Robert McNamara’s war

For those of you who didn’t live during the Vietnam War era, you might have a better sense of who former Defense Secretary Robert McNamara was if I tell you he was the Donald Rumsfeld of the ’60s.

McNamara, one of Washington’s “The Best and the Brightest” has died at age 93.

He gave us Vietnam. Like Rumsfeld, he was reviled by the war’s opponents. In his book, the late David Halberstam said McNamara “did not serve himself or his country well. He was, there is no kinder or gentler word for it, a fool.”

“I don’t object to its being called McNamara’s war,” he said in 1964. “I think it is a very important war, and I am pleased to be identified with it and do whatever I can to win it.”

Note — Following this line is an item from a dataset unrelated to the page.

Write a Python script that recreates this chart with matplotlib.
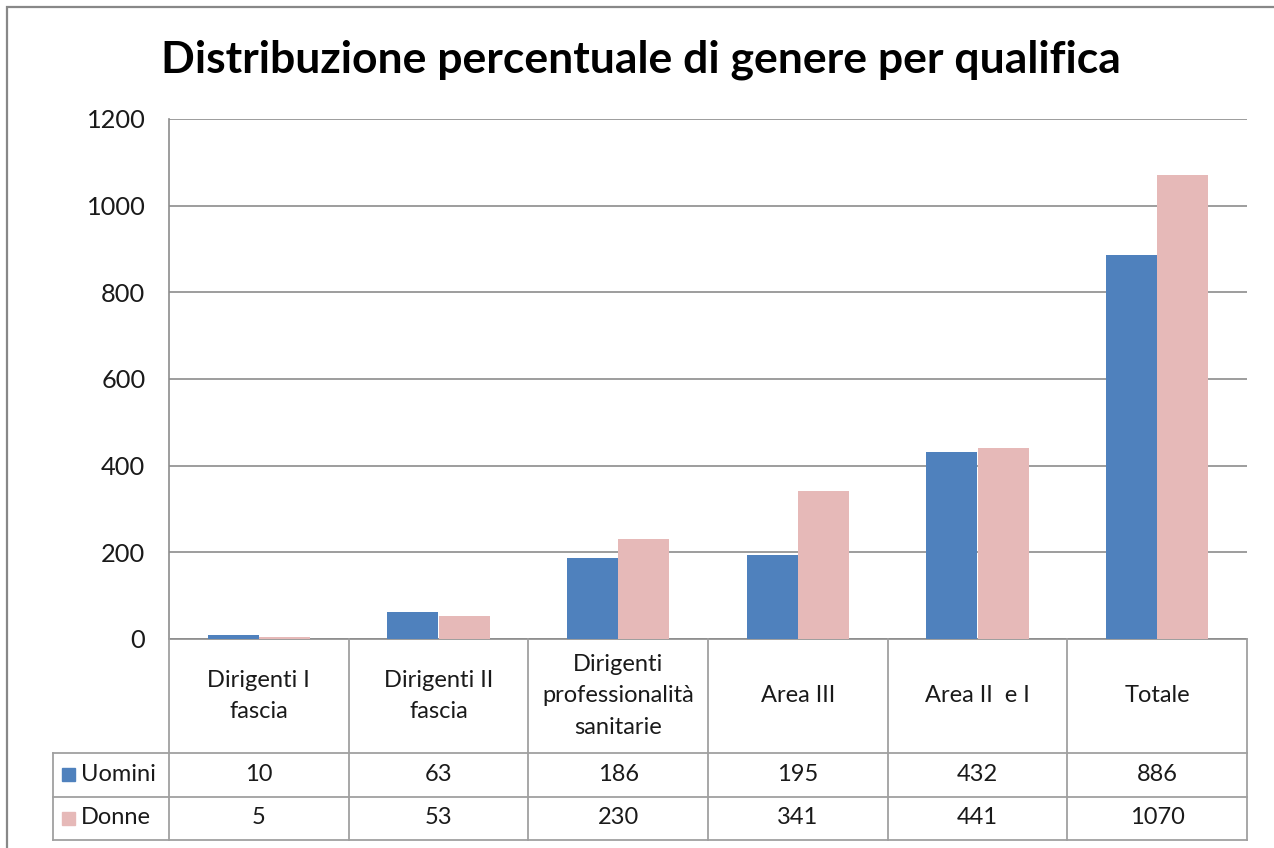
import numpy as np
import matplotlib
matplotlib.use("Agg")
import matplotlib.pyplot as plt
from matplotlib.patches import Rectangle

categories = ["Dirigenti I\nfascia", "Dirigenti II\nfascia", "Dirigenti\nprofessionalità\nsanitarie",
              "Area III", "Area II  e I", "Totale"]
series_names = ["Uomini", "Donne"]
uomini = [10, 63, 186, 195, 432, 886]
donne = [5, 53, 230, 341, 441, 1070]
yticks = [0, 200, 400, 600, 800, 1000, 1200]
title = "Distribuzione percentuale di genere per qualifica"

BLUE = "#4F81BD"
PINK = "#E6B9B8"
GRID = "#8C8C8C"
TXT = "#1A1A1A"
FONT = "Lato"

plt.rcParams["font.family"] = [FONT, "DejaVu Sans"]

W, H = 1274, 848
fig = plt.figure(figsize=(W / 100, H / 100), dpi=100)

# outer chart border
fig.add_artist(Rectangle((7 / W, -0.1), 1.2, 1 - 7 / H + 0.1, transform=fig.transFigure,
                         fill=False, edgecolor="#888888", linewidth=1.6))

fig.text(641 / W, 1 - 60 / H, title, ha="center", va="center", fontsize=32,
         fontweight="bold", color="black")

ax = fig.add_axes([169 / W, 1 - 639 / H, (1247 - 169) / W, (639 - 119) / H])
x = np.arange(len(categories))
w = 0.285
ax.bar(x - w / 2, uomini, w, color=BLUE, zorder=3)
ax.bar(x + w / 2, donne, w, color=PINK, zorder=3)
ax.set_xlim(-0.5, len(categories) - 0.5)
ax.set_ylim(0, 1200)
ax.set_yticks(yticks)
ax.set_yticklabels([str(v) for v in yticks])
ax.set_xticks([])
ax.yaxis.grid(True, color=GRID, linewidth=1.2, zorder=0)
ax.tick_params(axis="y", length=0, pad=17, labelsize=18.3, labelcolor=TXT)
for s in ["top", "right"]:
    ax.spines[s].set_visible(False)
for s in ["left", "bottom"]:
    ax.spines[s].set_color(GRID)
    ax.spines[s].set_linewidth(1.2)

# data table below
tab = fig.add_axes([169 / W, 1 - 840 / H, (1247 - 169) / W, (840 - 639) / H])
tab.set_xlim(-0.5, len(categories) - 0.5)
tab.set_ylim(201, 0)
tab.axis("off")
n = len(categories)
unit = (1247 - 169) / n
legw = (169 - 53) / unit
lc = "#A0A0A0"
lw = 1.3
row_y = [114, 157.5, 201]
for k in range(n + 1):
    tab.plot([k - 0.5, k - 0.5], [0, 201], color=lc, lw=lw, clip_on=False)
tab.plot([-0.5 - legw, -0.5 - legw], [114, 201], color=lc, lw=lw, clip_on=False)
for yy in row_y:
    tab.plot([-0.5 - legw, n - 0.5], [yy, yy], color=lc, lw=lw, clip_on=False)

for i, c in enumerate(categories):
    tab.text(i, 57, c, ha="center", va="center", fontsize=17, color=TXT, linespacing=1.6)
rows = [uomini, donne]
colors = [BLUE, PINK]
centers = [135.5, 179]
for r, (vals, nm, col, cy) in enumerate(zip(rows, series_names, colors, centers)):
    for i, v in enumerate(vals):
        tab.text(i, cy, str(v), ha="center", va="center", fontsize=17, color=TXT)
    sq = 13 / unit
    tab.add_patch(Rectangle((-0.5 - legw + 9 / unit, cy - 6.5), sq, 13, color=col, clip_on=False))
    tab.text(-0.5 - legw + 28 / unit, cy, nm, ha="left", va="center", fontsize=17, color=TXT)

fig.savefig("out.png", dpi=100)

A memoir he wrote in the ’90s revealed how much his soul was tortured by his war. He revealed that he had misgivings about the war as early as 1967, but continued to publicly support it anyway. That opened up a barely-scabbed-over sore. The U.S. suffered over 93,000 casualities — dead and wounded — from 1967 to the end of the war.

“We of the Kennedy and Johnson administrations acted according to what we thought were the principles and traditions of our country. But we were wrong. We were terribly wrong,” McNamara told The Associated Press 15 years ago.